Im Vorfeld der Auktion sahen sich mehr als 20.000 Menschen die Sammlung an. Dabei führten die Schlangen am Rockefeller Plaza in Midtown über bis zu zwei Stunden Wartezeit, nur um die Meisterwerke zu sehen, bevor diese zumeist in Privatsammlungen verschwinden. Dazu zählte eine große Bandbreite an erstklassigen Werken in Allens Sammlung, die er in den 1980er Jahren angelegt hatte und von denen mehr als 150 bei Christie's zum Aufruf kamen. Die Werke umspannenten 500 Jahre Geschichte und reichten von Botticellis klassischer "Madonna des Magnificat" (Mitte des 15. bis Anfang des 16. Jahrhunderts), die bei einer Schätzung von 40 Millionen Dollar für 48 Millionen Dollar verkauft wurde, bis hin zu Wayne Thiebauds skurriler Anordnung von Desserts in "Café Cart" (2012), die bei einer Schätzung von 3 bis 5 Millionen Dollar die Schätzung verdoppeln (6 Mio.) konnte. Ebenso wie das expressiv abstrakte Gemälde von Jasper Johns, "Small False Start", ein Frühwerk aus dem Jahr 1960, das bei einer Schätzung von 45 bis 65 Millionen Dollar für 55 Millionen Dollar verkauft wurde und den 2014 aufgestellten Rekord des Künstlers von 36 Millionen Dollar für ein von Alice Walton erworbenes Flaggengemälde brach.

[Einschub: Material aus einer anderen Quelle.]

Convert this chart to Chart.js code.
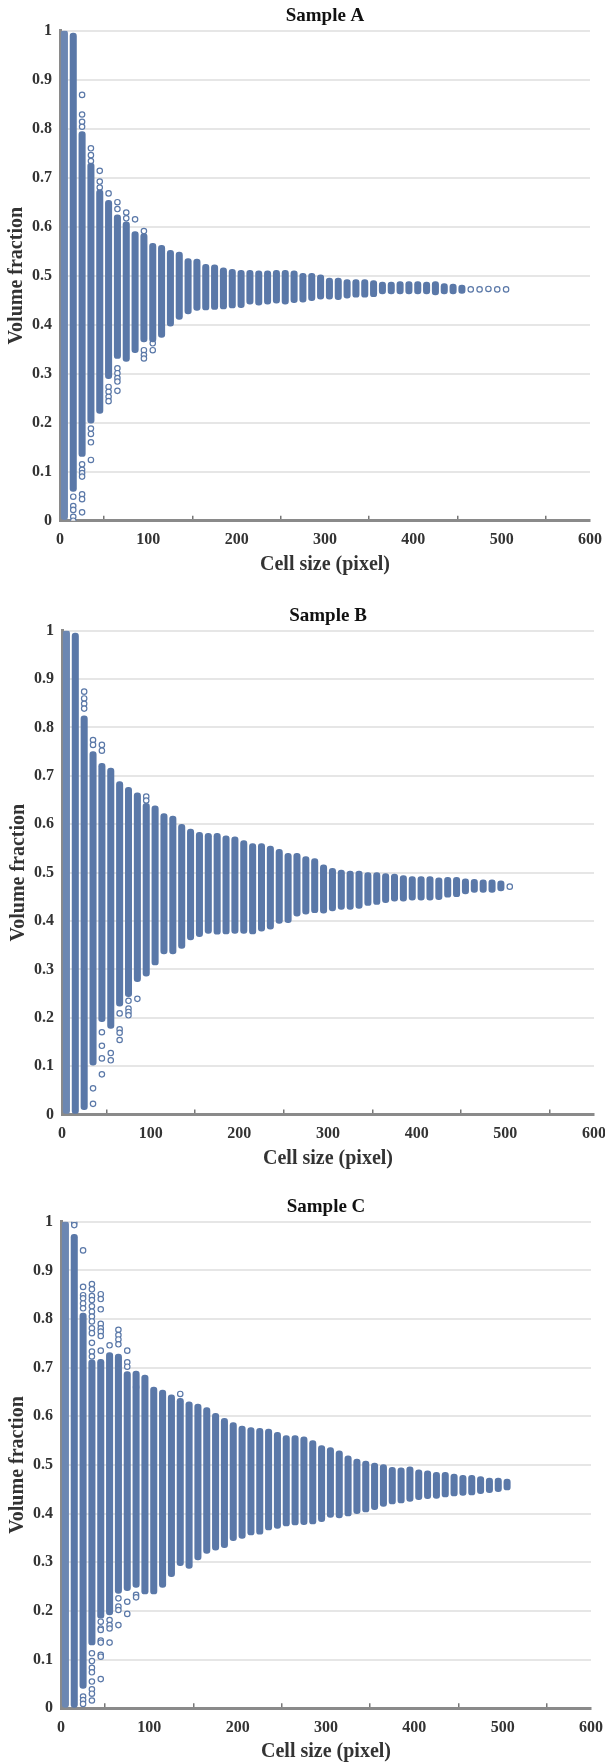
<!DOCTYPE html>
<html>
<head>
<meta charset="utf-8">
<title>Volume fraction vs cell size</title>
<script src="https://cdn.jsdelivr.net/npm/chart.js@4"></script>
<style>
  html, body { margin: 0; padding: 0; background: #fff; }
  body { position: relative; width: 605px; height: 1764px; overflow: hidden; }
  canvas { position: absolute; left: 0; filter: blur(0.45px); }
</style>
</head>
<body>
<canvas id="sampleA"></canvas>
<canvas id="sampleB"></canvas>
<canvas id="sampleC"></canvas>
<script>
// dados
const cellSizes = [5,15,25,35,45,55,65,75,85,95,105,115,125,135,145,155,165,175,185,195,205,215,225,235,245,255,265,275,285,295,305,315,325,335,345,355,365,375,385,395,405,415,425,435,445,455,465,475,485,495,505]
const xTicks = [0,100,200,300,400,500,600]
const yTicks = [0,0.1,0.2,0.3,0.4,0.5,0.6,0.7,0.8,0.9,1]

// topo e base de cada coluna densa (null = só círculos soltos)
const topA = [1,.995,.794,.73,.675,.654,.624,.61,.59,.586, .566,.562,.552,.548,.535,.534,.523,.522,.516,.513, .511,.511,.51,.51,.511,.511,.51,.505,.505,.502, .495,.495,.492,.492,.492,.49,.487,.487,.488,.488, .488,.487,.488,.484,.483,.481,null,null,null,null, null]
const bottomA = [0,.06,.131,.199,.219,.29,.331,.325,.343,.365, .365,.374,.397,.411,.422,.429,.43,.431,.432,.434, .435,.442,.44,.442,.444,.442,.445,.446,.449,.452, .452,.451,.454,.456,.456,.457,.463,.463,.463,.463, .463,.463,.461,.463,.463,.464,null,null,null,null, null]
const looseA = [[15,.049],[15,.03],[15,.022],[15,.008],[15,0],[25,.869],[25,.829],[25,.814],[25,.804],[25,.115],[25,.104],[25,.097],[25,.09],[25,.054],[25,.044],[25,.017],[35,.76],[35,.746],[35,.734],[35,.188],[35,.177],[35,.16],[35,.124],[45,.714],[45,.692],[45,.68],[55,.668],[55,.273],[55,.263],[55,.253],[55,.244],[65,.65],[65,.636],[65,.311],[65,.301],[65,.291],[65,.284],[65,.265],[75,.629],[75,.617],[85,.615],[95,.591],[95,.348],[95,.338],[95,.331],[105,.362],[105,.348],[465,.472],[475,.472],[485,.473],[495,.472],[505,.472]]

const topB = [1,.995,.824,.75,.726,.716,.688,.676,.665,.643, .638,.622,.617,.6,.59,.583,.581,.581,.576,.574, .566,.56,.56,.555,.548,.54,.54,.533,.529,.516, .509,.505,.503,.503,.5,.5,.498,.497,.494,.492, .492,.492,.489,.49,.49,.487,.486,.485,.485,.483, null]
const bottomB = [0,0,.01,.102,.192,.178,.224,.2435,.2745,.286, .309,.332,.332,.3435,.3607,.3675,.3745,.3725,.373,.3745, .3745,.373,.379,.383,.395,.3965,.41,.414,.417,.416, .421,.424,.424,.426,.432,.434,.438,.441,.441,.443, .443,.443,.444,.449,.45,.456,.459,.459,.459,.462, null]
const looseB = [[25,.874],[25,.86],[25,.849],[25,.839],[35,.774],[35,.764],[35,.054],[35,.022],[45,.764],[45,.752],[45,.17],[45,.142],[45,.116],[45,.083],[55,.127],[55,.112],[65,.209],[65,.176],[65,.169],[65,.154],[75,.235],[75,.219],[75,.212],[75,.205],[85,.239],[95,.657],[95,.649],[505,.471]]

const topC = [1,.974,.812,.716,.717,.731,.728,.692,.693,.685, .66,.654,.644,.637,.63,.625,.618,.606,.596,.587, .58,.577,.5755,.574,.567,.5605,.5605,.558,.55,.54, .536,.529,.519,.512,.508,.504,.501,.495,.494,.496, .49,.488,.485,.485,.4815,.479,.479,.476,.473,.473, .471]
const bottomC = [0,0,.041,.13,.185,.192,.2363,.2417,.2486,.2349, .2349,.2486,.2705,.2931,.2877,.305,.3185,.325,.3301,.3445, .3493,.3561,.3576,.3664,.3698,.3746,.3767,.3774,.3787,.3835, .3924,.3911,.3952,.4,.4034,.4082,.415,.4198,.4219,.4253, .4287,.4308,.4315,.4342,.4363,.4376,.4383,.4411,.4431,.4452, .4486]
const looseC = [[15,.998],[15,.993],[25,.941],[25,.866],[25,.849],[25,.8425],[25,.832],[25,.822],[25,.024],[25,.017],[25,.009],[35,.872],[35,.861],[35,.847],[35,.839],[35,.826],[35,.815],[35,.805],[35,.795],[35,.781],[35,.771],[35,.751],[35,.733],[35,.723],[35,.113],[35,.097],[35,.083],[35,.074],[35,.055],[35,.039],[35,.03],[35,.016],[45,.851],[45,.841],[45,.82],[45,.79],[45,.781],[45,.774],[45,.765],[45,.735],[45,.178],[45,.164],[45,.161],[45,.139],[45,.135],[45,.11],[45,.106],[45,.06],[55,.746],[55,.1815],[55,.171],[55,.164],[55,.135],[65,.778],[65,.767],[65,.758],[65,.748],[65,.226],[65,.209],[65,.202],[65,.171],[75,.735],[75,.711],[75,.702],[75,.219],[75,.194],[85,.66],[85,.233],[85,.228],[135,.646]]

// posição de cada gráfico na página (px)
const layoutA = {top: 0, height: 590, left: 60, right: 590, plotTop: 30.7, plotBottom: 520.7}
const layoutB = {top: 600, height: 590, left: 62, right: 594, plotTop: 630.7, plotBottom: 1114.5}
const layoutC = {top: 1190, height: 580, left: 61, right: 591, plotTop: 1221.7, plotBottom: 1708.3}

const blue = '#5a78a8'
const blueFirst = '#6c87b2'
const serif = '"Liberation Serif", serif'
const xAxisHeight = 56

function criaGrafico(id, titulo, tops, bottoms, loose, box) {
    const canvas = document.getElementById(id)
    canvas.style.top = box.top + 'px'
    canvas.style.width = '605px'
    canvas.style.height = box.height + 'px'
    canvas.width = 605
    canvas.height = box.height

    const colunas = []
    cellSizes.forEach((size, i) => {
        if (tops[i] !== null) colunas.push({x: size, y: [bottoms[i], tops[i]]})
    })
    const soltos = loose.map(p => ({x: p[0], y: p[1]}))

    const titleLine = 23
    const plotTop = box.plotTop - box.top

    new Chart(canvas, {
        type: 'bar',
        data: {
            datasets: [
                {
                    type: 'bar',
                    data: colunas,
                    backgroundColor: ctx => ctx.dataIndex === 0 ? blueFirst : blue,
                    barThickness: 6.4,
                    borderRadius: 3.2,
                    borderSkipped: false
                },
                {
                    type: 'scatter',
                    data: soltos,
                    pointStyle: 'circle',
                    pointRadius: 2.7,
                    pointBorderWidth: 1.2,
                    pointBorderColor: blue,
                    pointBackgroundColor: 'rgba(255,255,255,0.9)'
                }
            ]
        },
        options: {
            responsive: false,
            animation: false,
            layout: {
                padding: {
                    left: 0,
                    right: 605 - box.right,
                    top: 0,
                    bottom: box.top + box.height - box.plotBottom - xAxisHeight
                }
            },
            plugins: {
                legend: {display: false},
                tooltip: {enabled: false},
                title: {
                    display: true,
                    text: titulo,
                    fullSize: false,
                    color: '#111',
                    font: {family: serif, size: 19, weight: 'bold', lineHeight: titleLine / 19},
                    padding: {top: plotTop - titleLine - 3, bottom: 3}
                }
            },
            scales: {
                x: {
                    type: 'linear',
                    offset: false,
                    min: 0,
                    max: 600,
                    afterBuildTicks: scale => { scale.ticks = xTicks.map(v => ({value: v})) },
                    afterFit: scale => {
                        scale.height = xAxisHeight
                        // o rótulo 600 não deve encolher a área do gráfico
                        scale.paddingLeft = 0
                        scale.paddingRight = 0
                    },
                    border: {color: '#8a8a8a', width: 3},
                    grid: {drawOnChartArea: false, tickLength: -5, color: '#777', lineWidth: 1.5},
                    ticks: {color: '#333', maxRotation: 0, padding: 15, font: {family: serif, size: 16, weight: 'bold'}, callback: v => String(v)},
                    title: {
                        display: true,
                        text: 'Cell size (pixel)',
                        color: '#333',
                        padding: {top: 0, bottom: 0},
                        font: {family: serif, size: 20, weight: 'bold'}
                    }
                },
                y: {
                    min: 0,
                    max: 1,
                    afterBuildTicks: scale => { scale.ticks = yTicks.map(v => ({value: v})) },
                    afterFit: scale => { scale.width = box.left },
                    border: {color: '#8a8a8a', width: 3},
                    grid: {color: '#e6e6e6', lineWidth: 2, drawTicks: false},
                    ticks: {color: '#333', padding: 8, font: {family: serif, size: 16, weight: 'bold'}, callback: v => String(v)},
                    title: {
                        display: true,
                        text: 'Volume fraction',
                        color: '#333',
                        padding: {top: box.left - 55, bottom: 0},
                        font: {family: serif, size: 20, weight: 'bold'}
                    }
                }
            }
        }
    })
}

criaGrafico('sampleA', 'Sample A', topA, bottomA, looseA, layoutA)
criaGrafico('sampleB', 'Sample B', topB, bottomB, looseB, layoutB)
criaGrafico('sampleC', 'Sample C', topC, bottomC, looseC, layoutC)
</script>
</body>
</html>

Auktion "The Paul G. Allen Collection", Christie's, 10. November 2022, Ausstellungsansicht mit Alessandro Filipepi, genannt Sandro Botticelli, Madonna of the Magnificat, © Christie’s Images Limited 2022, Foto © 2022 Visko Hatfield

Auktion "The Paul G. Allen Collection", Christie's, 10. November 2022, Ausstellungsansicht mit Alessandro Filipepi, genannt Sandro Botticelli, Madonna of the Magnificat, © Christie’s Images Limited 2022, Foto © 2022 Visko Hatfield

Der Gesamterlös ging auf Allens Anweisung hin an philanthropische Zwecke.

Sebastian C. Strenger

Christie's erhielt die Auktionsakquisition gegenüber Widersacher Sotheby´s, indem das Auktionshaus den gesamten Verkauf garantierte. Der vereinbarte Mindestpreis für das gesamte Konvolut überzeugte den Nachlass Allen, zumal Christie's das Risiko ausglich, indem es für viele der Lose Mindestgebote von Dritten einholte. Sammler also, die sich im Voraus auf einen Kaufpreis mit Christie´s einigten und damit sicherstellten, dass sie das Werk kaufen konnten, wenn der Preis die Garantie nicht überstieg. Letztlich wurden alle Lose zugeschlagen.

Der Gesamterlös ging auf Allens Anweisung hin an philanthropische Zwecke. Sein Nachlass hatte zuvor die Begünstigten nicht bekannt gegeben, möglicherweise, um potenzielle Käufer nicht zu verprellen, die mit den wohltätigen Zielen nicht einverstanden gewesen wären.